Cox was born in London, "within the sound of Bow Bells", a son of a hat-maker with an established business in the city. He was educated at St Saviour's School, a classmate of Sydney Waterlow. Cox served an apprenticeship, but left the trade to train as a schoolteacher at the Normal College, Borough Road, run by the British and Foreign Bible Society. The principal, Henry Dunn (1800–1878), author of Principles of Teaching, or The Normal School Handbook 1837, offered him a position with the projected branch of the school in Cairo, but the scheme changed with the Egyptian boys being brought to London instead, and Cox was put in charge of a school in Gloucester.

While there, he served as lay preacher at the village of Longney. His next post was to a school in Croydon, then was trained as a missionary at the Congregational Home Mission College, near Bedford. He was then sent to serve as pastor at the Congregational Church at Market Weighton in the East Riding of Yorkshire, and after four years received the call to Adelaide, which he accepted, perhaps influenced by his sister Martha Cox (1826 – 25 June 1919), who married Charles Cleeve Collison (1820 – 7 November 1884) and was mother of Charles Nicholas Collison and emigrated to South Australia in 1849 or 1850.

Cox arrived in South Australia with his widowed mother Sarah Cox (c. 1891 – 3 December 1865) aboard Victoria in November 1857 and preached his first sermon at the Ebenezer Place (named for the chapel and not vice-versa) chapel. Soon the little church ("obscurely situated in a dirty lane off Rundle street" — Rev. W. Harcus) was full to overflowing, and a larger premises was clearly called for.

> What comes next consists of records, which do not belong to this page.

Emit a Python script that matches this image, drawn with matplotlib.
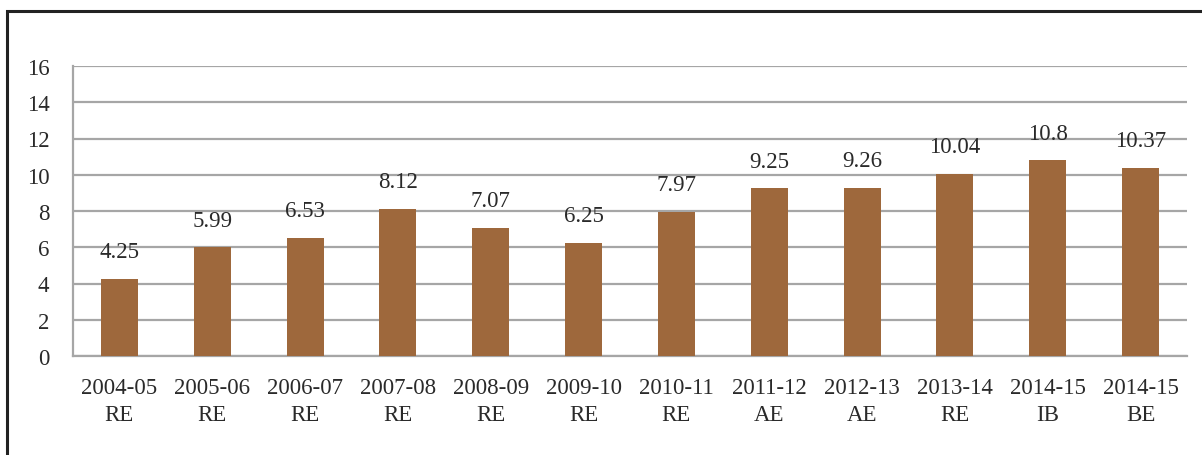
import matplotlib.pyplot as plt
from matplotlib.patches import Rectangle

years = ['2004-05', '2005-06', '2006-07', '2007-08', '2008-09', '2009-10',
         '2010-11', '2011-12', '2012-13', '2013-14', '2014-15', '2014-15']
stages = ['RE', 'RE', 'RE', 'RE', 'RE', 'RE', 'RE', 'AE', 'AE', 'RE', 'IB', 'BE']
values = [4.25, 5.99, 6.53, 8.12, 7.07, 6.25, 7.97, 9.25, 9.26, 10.04, 10.8, 10.37]
value_labels = ['4.25', '5.99', '6.53', '8.12', '7.07', '6.25', '7.97', '9.25',
                '9.26', '10.04', '10.8', '10.37']
yticks = [0, 2, 4, 6, 8, 10, 12, 14, 16]

plt.rcParams['font.family'] = ['Liberation Serif', 'DejaVu Serif']

fig = plt.figure(figsize=(12.02, 4.56), dpi=100)
ax = fig.add_axes([73 / 1202, 1 - 357 / 456, (1187 - 73) / 1202, 290 / 456])

labels = [y + '\n' + s for y, s in zip(years, stages)]
x = list(range(len(values)))
bars = ax.bar(x, values, width=0.4, color='#9e683c', zorder=3)

for xi, v, t in zip(x, values, value_labels):
    ax.annotate(t, (xi, v), xytext=(0, 12), textcoords='offset points',
                ha='center', va='bottom', fontsize=16.5, color='#2a2a2a')

ax.set_xlim(-0.5, len(values) - 0.5)
ax.set_ylim(0, 16)
ax.set_yticks(yticks)
ax.set_xticks(x)
ax.set_xticklabels(labels, fontsize=16.5, color='#2a2a2a', linespacing=1.4)
ax.tick_params(axis='x', length=0, pad=15)
ax.tick_params(axis='y', length=0, pad=17, labelsize=16.5, labelcolor='#2a2a2a')
ax.grid(axis='y', color='#a6a6a6', linewidth=1.6, zorder=0)

for side in ['top', 'right']:
    ax.spines[side].set_visible(False)
ax.spines['left'].set_color('#a6a6a6')
ax.spines['left'].set_linewidth(1.6)
ax.spines['bottom'].set_color('#a6a6a6')
ax.spines['bottom'].set_linewidth(1.6)

# outer frame, cut off at right and bottom
frame = Rectangle((6.5 / 1202, -0.2), 1.2, 1 - 11.5 / 456 + 0.2,
                  transform=fig.transFigure, fill=False, edgecolor='#222222',
                  linewidth=2.2, clip_on=False)
fig.patches.append(frame)

fig.savefig('out.png', dpi=100)
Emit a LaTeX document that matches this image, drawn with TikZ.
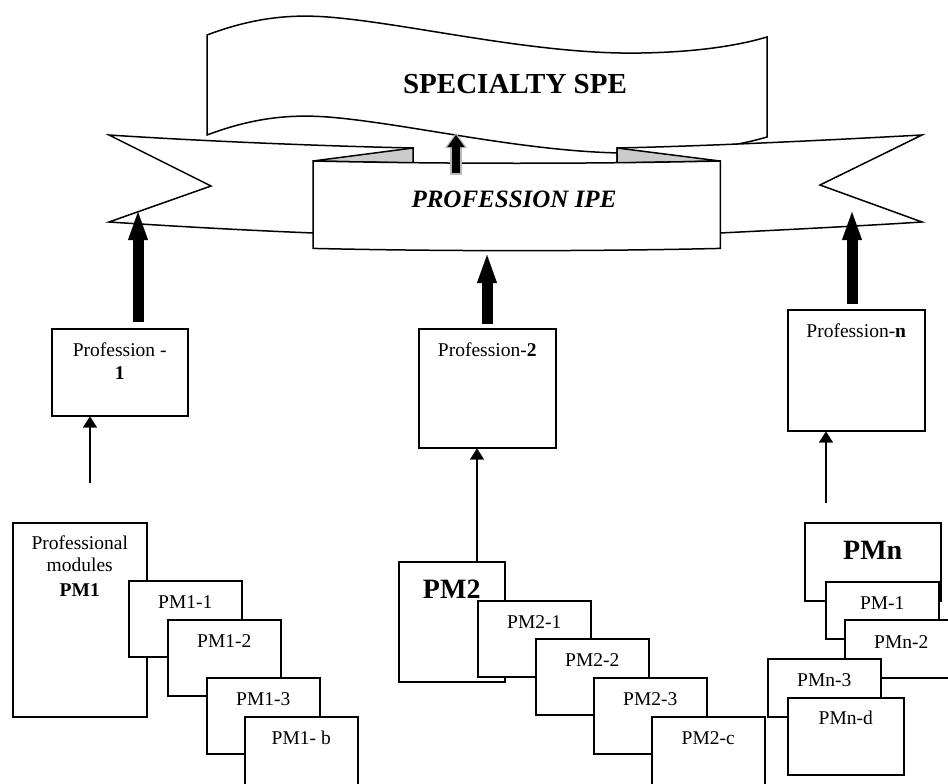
\documentclass[tikz,border=0pt]{standalone}
\usepackage{fontspec}
\setmainfont{Liberation Serif}
\usetikzlibrary{arrows.meta}
\begin{document}
\begin{tikzpicture}[x=1pt,y=-1pt,
  outline/.style={draw=black,line width=1.5pt,line join=miter},
  box/.style={outline,fill=white,anchor=north west,inner sep=0pt},
  pmbox/.style={box,minimum width=113pt,minimum height=76pt},
  txt/.style={inner sep=0pt,font=\fontsize{19.5}{23}\selectfont},
  boldtxt/.style={inner sep=0pt,font=\bfseries\fontsize{19.5}{23}\selectfont},
  bigtxt/.style={inner sep=0pt,font=\bfseries\fontsize{28}{32}\selectfont},
  bigarrow/.style={line width=11pt,-{Triangle[width=20pt,length=28pt,line width=0.1pt]}},
  thinarrow/.style={line width=1.4pt,-{Triangle[width=14pt,length=11pt,line width=0.1pt]}},
]
\useasboundingbox (0,0) rectangle (948,784);
\clip (0,0) rectangle (948,784);

% wavy scroll of the specialty
\draw[outline,fill=white] (207,35) .. controls (260,15) and (300,14) .. (339,18)
  .. controls (420,26) and (540,55) .. (641,53) .. controls (700,52) and (740,45) .. (767,37)
  -- (767,137) .. controls (740,145) and (700,152) .. (641,153)
  .. controls (540,155) and (420,126) .. (339,118) .. controls (300,114) and (260,115) .. (207,135) -- cycle;
\node[inner sep=0pt,font=\bfseries\fontsize{29}{34}\selectfont] (spe) at (515,84) {SPECIALTY SPE};

% ribbon ends behind the front band
\draw[outline,fill=white] (109,135) .. controls (200,141) and (320,146) .. (413,148) -- (413,240) -- (320,240)
  -- (313,233) .. controls (240,230) and (170,226) .. (109,222) -- (211,186) -- cycle;
\draw[outline,fill=white] (617,148) .. controls (710,146) and (830,140) .. (922,135) -- (820,185) -- (922,222)
  .. controls (860,226) and (780,230) .. (720,233) -- (713,240) -- (617,240) -- cycle;
% folds
\draw[outline,fill=gray!40] (313,161) -- (413,148) -- (413,163) -- cycle;
\draw[outline,fill=gray!40] (617,148) -- (720,161) -- (617,163) -- cycle;

% front band of the profession
\node[minimum width=407pt,minimum height=87pt,anchor=north west,inner sep=0pt] (ipe) at (313,161) {};
\draw[outline,fill=white] (ipe.north west) .. controls +(130,3) and +(-130,3) .. (ipe.north east)
  -- (ipe.south east) .. controls +(-130,3) and +(130,3) .. (ipe.south west) -- cycle;
\node[inner sep=0pt,font=\bfseries\itshape\fontsize{25}{30}\selectfont] (ipet) at (514,199) {PROFESSION IPE};

% arrow from the band up to the specialty
\coordinate (midtip) at (456,135);
\draw[gray!55,line width=12pt,shorten <=-14pt,-{Triangle[width=22pt,length=15pt,line width=0.1pt]}]
  (ipe.north -| midtip) -- ([yshift=2pt]midtip);
\draw[black,line width=8pt,shorten <=-12pt,-{Triangle[width=17pt,length=12pt,line width=0.1pt]}]
  (ipe.north -| midtip) -- (midtip);

% professions
\node[box,minimum width=136pt,minimum height=87pt] (p1) at (51,328) {};
\node[txt] (p1a) at ([yshift=-22pt]p1.north) {Profession -};
\node[boldtxt] (p1b) at ([yshift=-45pt]p1.north) {1};
\node[box,minimum width=137pt,minimum height=119pt] (p2) at (418,328) {};
\node[txt] (p2a) at ([yshift=-22pt]p2.north) {Profession-\textbf{2}};
\node[box,minimum width=137pt,minimum height=121pt] (pn) at (787,309) {};
\node[txt] (pna) at ([yshift=-22pt]pn.north) {Profession-\textbf{n}};

% thick arrows into the ribbon
\coordinate (a1) at (138,212);
\coordinate (a2) at (487,255);
\coordinate (an) at (852,212);
\draw[bigarrow,shorten <=6pt] (p1.north -| a1) -- (a1);
\draw[bigarrow,shorten <=4pt] (p2.north -| a2) -- (a2);
\draw[bigarrow,shorten <=5pt] (pn.north -| an) -- (an);

% modules of profession 1
\node[box,minimum width=134pt,minimum height=194pt] (pm1) at (12,522) {};
\node[txt] (pm1a) at ([yshift=-21pt]pm1.north) {Professional};
\node[txt] (pm1m) at ([yshift=-43pt]pm1.north) {modules};
\node[boldtxt] (pm1c) at ([yshift=-68pt]pm1.north) {PM1};
\node[pmbox] (pm11) at (128,580) {};
\node[txt] (pm11t) at ([yshift=-22pt]pm11.north) {PM1-1};
\node[pmbox] (pm12) at (167,619) {};
\node[txt] (pm12t) at ([yshift=-22pt]pm12.north) {PM1-2};
\node[pmbox] (pm13) at (206,677) {};
\node[txt] (pm13t) at ([yshift=-22pt]pm13.north) {PM1-3};
\node[pmbox] (pm1b) at (244,716) {};
\node[txt] (pm1bt) at ([yshift=-22pt]pm1b.north) {PM1- b};

% modules of profession 2
\node[box,minimum width=106pt,minimum height=120pt] (pm2) at (398,561) {};
\node[bigtxt] (pm2t) at ([yshift=-28pt]pm2.north) {PM2};
\node[pmbox] (pm21) at (477,600) {};
\node[txt] (pm21t) at ([yshift=-22pt]pm21.north) {PM2-1};
\node[pmbox] (pm22) at (535,638) {};
\node[txt] (pm22t) at ([yshift=-22pt]pm22.north) {PM2-2};
\node[pmbox] (pm23) at (593,677) {};
\node[txt] (pm23t) at ([yshift=-22pt]pm23.north) {PM2-3};
\node[pmbox] (pm2c) at (651,716) {};
\node[txt] (pm2ct) at ([yshift=-22pt]pm2c.north) {PM2-c};

% modules of profession n
\node[box,minimum width=136pt,minimum height=78pt] (pmn) at (804,522) {};
\node[bigtxt] (pmnt) at ([yshift=-28pt]pmn.north) {PMn};
\node[box,minimum width=113pt,minimum height=57pt] (pmn1) at (825,581) {};
\node[txt] (pmn1t) at ([yshift=-22pt]pmn1.north) {PM-1};
\node[box,minimum width=113pt,minimum height=58pt] (pmn2) at (844,619) {};
\node[txt] (pmn2t) at ([yshift=-23pt]pmn2.north) {PMn-2};
\node[box,minimum width=113pt,minimum height=58pt] (pmn3) at (767,658) {};
\node[txt] (pmn3t) at ([yshift=-22pt]pmn3.north) {PMn-3};
\node[box,minimum width=116pt,minimum height=77pt] (pmnd) at (787,697) {};
\node[txt] (pmndt) at ([yshift=-21pt]pmnd.north) {PMn-d};

% thin arrows from the modules to the professions
\coordinate (f1) at (90,483);
\coordinate (x2) at (477,500);
\coordinate (fn) at (826,503);
\draw[thinarrow] (f1) -- (f1 |- p1.south);
\draw[thinarrow] (x2 |- pm2.north) -- (x2 |- p2.south);
\draw[thinarrow] (fn) -- (fn |- pn.south);
\end{tikzpicture}
\end{document}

Rev. Cox preached his first sermon in the new church on Sunday 7 September, assisted by Charles Manthorpe, and C. W. Evan, and was uninterruptedly associated with this church until 1897. He had a most harmonious relationship with his "flock", and resisted invitations, possibly more lucrative, to leave for Melbourne. He has been described as a tireless worker for the sick, the aged and the dispossessed, notably the Aboriginal population. He was closely connected with the London Missionary Society, the South Australian Auxiliary of the British and Foreign Bible Society and Union College. Cox was twice Chairman of the Congregational Union, and occupied the post of secretary for 17 years. He was secretary of the Fraternal Association of Congregational Ministers and chairman of the Aborigines' Friends' Association. He was, with George Taplin, largely instrumental in establishing the Point Mcleay Mission. Cox was an authority on art and frequently called upon to act as judge at art exhibitions conducted by schools and amateur art groups, but reluctantly had to relinquish this pleasant duty when faced with failing eyesight.